I was standing in the center of the gale; as the typhoon was hitting every inch of my crippled encephalon. I recalled to mind what it means to stand and face the wind. I wasn’t petrified, I was curious. I was curious of what happens inside of the gale. What happens to the person inside of the gale? Does his melancholia get swept away with the air atoms as they hit each other?

Mint green.

I was standing still. Waiting for rain to wash away my blues, and me, from the melancholic poems I spent writing the very first hours of the morning. Standing still, I recalled to mind what it meant to wait for the rain while I stand in the center of the gale. I started moving. I started moving because I believed I should discover other dimensions the whirlwind carries. I shouldn’t be standing and waiting hopelessly for the deluge to water the garden inside my not-so-ecstatic animus.

Mint green.

Even summer looks a lot like winter in its lonely nights:
Cold
Boring
Desperate
And poetic.

Cold. My hands are trembling. They are holding a notebook in the center of the gale waiting to write about what I have seen there, what I have experienced there.

Boring. Its summer and it’s boring. It’s not all beaches, floral dresses, and iced white mochas in the early mornings. Its long sleepless nights. Wearing your mint green façade, scared to show people how blue your real façade is.

Desperate. Summer is desperate for other seasons to come. Believing that our blues will fall with the leaves in autumnal equinox. Believing that rain will wash away agony in winter tide.
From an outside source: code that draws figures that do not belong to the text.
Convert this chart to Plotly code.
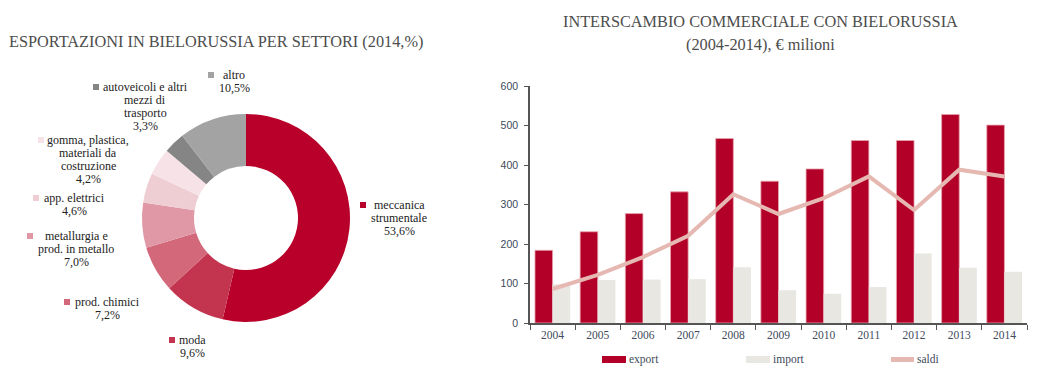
import plotly.graph_objects as go

W, H = 1038, 372

# ---------------- data ----------------
sectors = ["meccanica strumentale", "moda", "prod. chimici",
           "metallurgia e prod. in metallo", "app. elettrici",
           "gomma, plastica, materiali da costruzione",
           "autoveicoli e altri mezzi di trasporto", "altro"]
sector_lines = [["meccanica", "strumentale"], ["moda"], ["prod. chimici"],
                ["metallurgia e", "prod. in metallo"], ["app. elettrici"],
                ["gomma, plastica,", "materiali da", "costruzione"],
                ["autoveicoli e altri", "mezzi di", "trasporto"], ["altro"]]
shares = [53.6, 9.6, 7.2, 7.0, 4.6, 4.2, 3.3, 10.5]

years = ["2004", "2005", "2006", "2007", "2008", "2009", "2010", "2011", "2012", "2013", "2014"]
export = [184, 231, 277, 332, 467, 359, 390, 462, 462, 528, 501]
imports = [98, 109, 110, 111, 141, 83, 74, 91, 176, 140, 130]
saldi = [86, 122, 167, 221, 326, 276, 316, 371, 286, 388, 371]
y_ticks = [0, 100, 200, 300, 400, 500, 600]

# ---------------- styles ----------------
pie_colors = ["#B8002A", "#C3354F", "#D2687A", "#E098A6", "#EECDD3",
              "#F7E3E7", "#858585", "#A3A3A3"]
c_export = "#B20028"
c_import = "#E9E7E2"
c_saldi = "#E6B8B2"
txt = "#222222"
axis_txt = "#404A5A"
serif = "Liberation Serif, Times New Roman, serif"
sans = "Liberation Sans, Arial, sans-serif"


def px(x):
    return x / W


def py(y):
    return 1 - y / H


fig = go.Figure()

# donut
cx, cy, r = 246, 218, 104
fig.add_trace(go.Pie(
    labels=sectors, values=shares, hole=0.5, sort=False,
    direction="clockwise", rotation=0,
    marker=dict(colors=pie_colors, line=dict(color="white", width=0)),
    textinfo="none", showlegend=False, automargin=False,
    domain=dict(x=[px(cx - r), px(cx + r)], y=[py(cy + r), py(cy - r)]),
))

# bars + line
fig.add_trace(go.Bar(x=years, y=export, name="export",
                     marker=dict(color=c_export, line=dict(color="#E7A6AE", width=0.8))))
fig.add_trace(go.Bar(x=years, y=imports, name="import",
                     marker=dict(color=c_import, line=dict(width=0))))
fig.add_trace(go.Scatter(x=years, y=saldi, name="saldi", mode="lines",
                         line=dict(color=c_saldi, width=4)))

annotations = []
shapes = []

# donut labels: (square x, text center x, first line y)
label_pos = [(363, 399, 205), (172, 192, 340), (67, 107, 302), (30, 76, 236),
             (36, 74, 198), (41, 88, 140), (96, 145, 87), (211, 234, 75)]
line_h = 13
for i, (sx, tx, ty) in enumerate(label_pos):
    lines = sector_lines[i] + [f"{shares[i]:.1f}%".replace(".", ",")]
    for j, ln in enumerate(lines):
        annotations.append(dict(
            x=px(tx), y=py(ty + j * line_h), xref="paper", yref="paper",
            text=ln, showarrow=False, xanchor="center", yanchor="middle",
            font=dict(family=serif, size=12, color=txt)))
    shapes.append(dict(type="rect", xref="paper", yref="paper",
                       x0=px(sx - 3), x1=px(sx + 3), y0=py(ty + 3), y1=py(ty - 3),
                       fillcolor=pie_colors[i], line=dict(width=0)))

# titles
title_font = dict(family=serif, size=16.3, color="#4D4D4D")
annotations.append(dict(x=px(7), y=py(41), xref="paper", yref="paper",
                        text="ESPORTAZIONI IN BIELORUSSIA PER SETTORI (2014,%)",
                        showarrow=False, xanchor="left", yanchor="middle",
                        font=title_font))
annotations.append(dict(x=px(760), y=py(22), xref="paper", yref="paper",
                        text="INTERSCAMBIO COMMERCIALE CON BIELORUSSIA",
                        showarrow=False, xanchor="center", yanchor="middle",
                        font=title_font))
annotations.append(dict(x=px(760), y=py(44), xref="paper", yref="paper",
                        text="(2004-2014), € milioni",
                        showarrow=False, xanchor="center", yanchor="middle",
                        font=title_font))

# legend (custom)
leg = [("export", c_export, 602, "rect"), ("import", c_import, 746, "rect"),
       ("saldi", c_saldi, 890, "line")]
for name, col, lx, kind in leg:
    if kind == "rect":
        shapes.append(dict(type="rect", xref="paper", yref="paper",
                           x0=px(lx), x1=px(lx + 24), y0=py(363), y1=py(356),
                           fillcolor=col, line=dict(width=0)))
    else:
        shapes.append(dict(type="line", xref="paper", yref="paper",
                           x0=px(lx + 1), x1=px(lx + 24), y0=py(359.5), y1=py(359.5),
                           line=dict(color=col, width=5)))
    annotations.append(dict(x=px(lx + 25), y=py(359), xref="paper", yref="paper",
                            text=name, showarrow=False, xanchor="left", yanchor="middle",
                            font=dict(family=serif, size=11.5, color=axis_txt)))

fig.update_layout(
    width=W, height=H,
    margin=dict(l=0, r=0, t=0, b=0, pad=0, autoexpand=False),
    paper_bgcolor="white", plot_bgcolor="white",
    showlegend=False,
    barmode="group", bargap=0.22, bargroupgap=0,
    xaxis=dict(domain=[px(530), px(1027)], type="category", automargin=False,
               showline=True, linecolor="#555555", linewidth=1.5,
               ticks="outside", tickson="boundaries", ticklen=5,
               tickcolor="#555555", tickwidth=1.2,
               showgrid=False, zeroline=False,
               tickfont=dict(family=serif, size=11.5, color=axis_txt)),
    yaxis=dict(domain=[py(323), py(86)], range=[0, 600], automargin=False,
               tickvals=y_ticks, showline=True, linecolor="#555555", linewidth=1.5,
               ticks="outside", ticklen=4, tickcolor="#555555", tickwidth=1.2,
               showgrid=False, zeroline=False, ticklabelstandoff=4,
               tickfont=dict(family=sans, size=10.5, color=axis_txt)),
    annotations=annotations,
    shapes=shapes,
)

fig.write_html("out.html", config={"displayModeBar": False},
               post_script="document.body.style.margin='0';document.body.style.overflow='hidden';")
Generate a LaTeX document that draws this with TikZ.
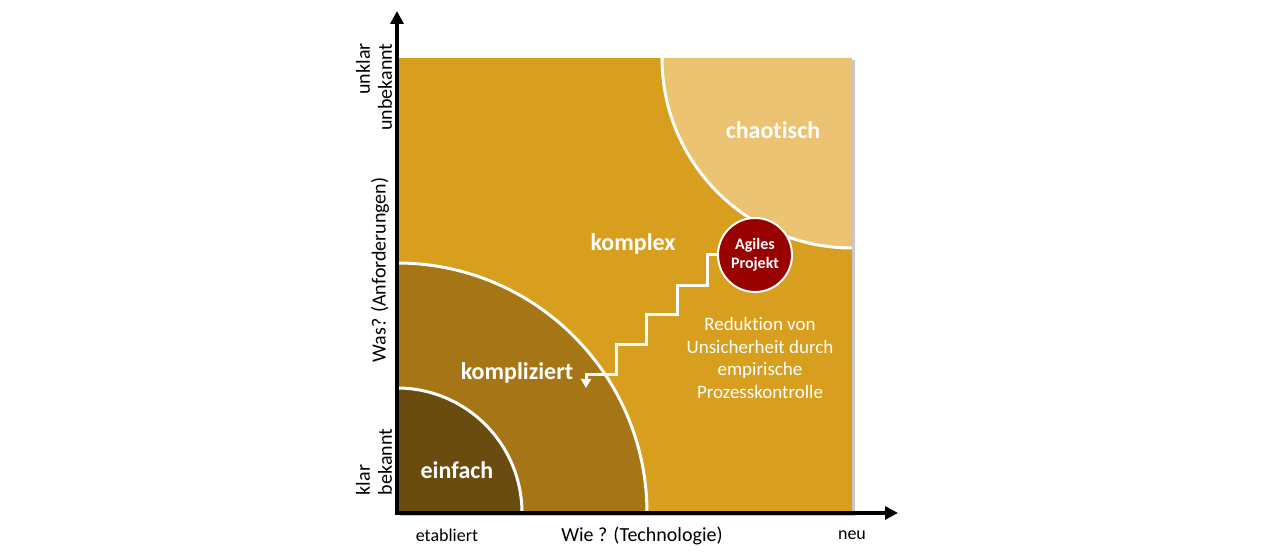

Believing that souls will flourish with blossoms in blackberry winter.

Poetic. Our poetic sides. Our woebegone poetic sides cease not to exist with the seas’ shades of blue.

Mint green.

No. My soul isn’t blue. Its fifty shades of green, not just mint green. Blossoms are thriving inside my hamstrung, gray matter. Blossoms are thriving inside my poetic soul. Blossoms are thriving through the Cimmerian shades of my life. Blossoms are thriving. And I’m thriving, too. Watering my mind and soul with self-love and appreciation; striving for greater good, inside of the gale.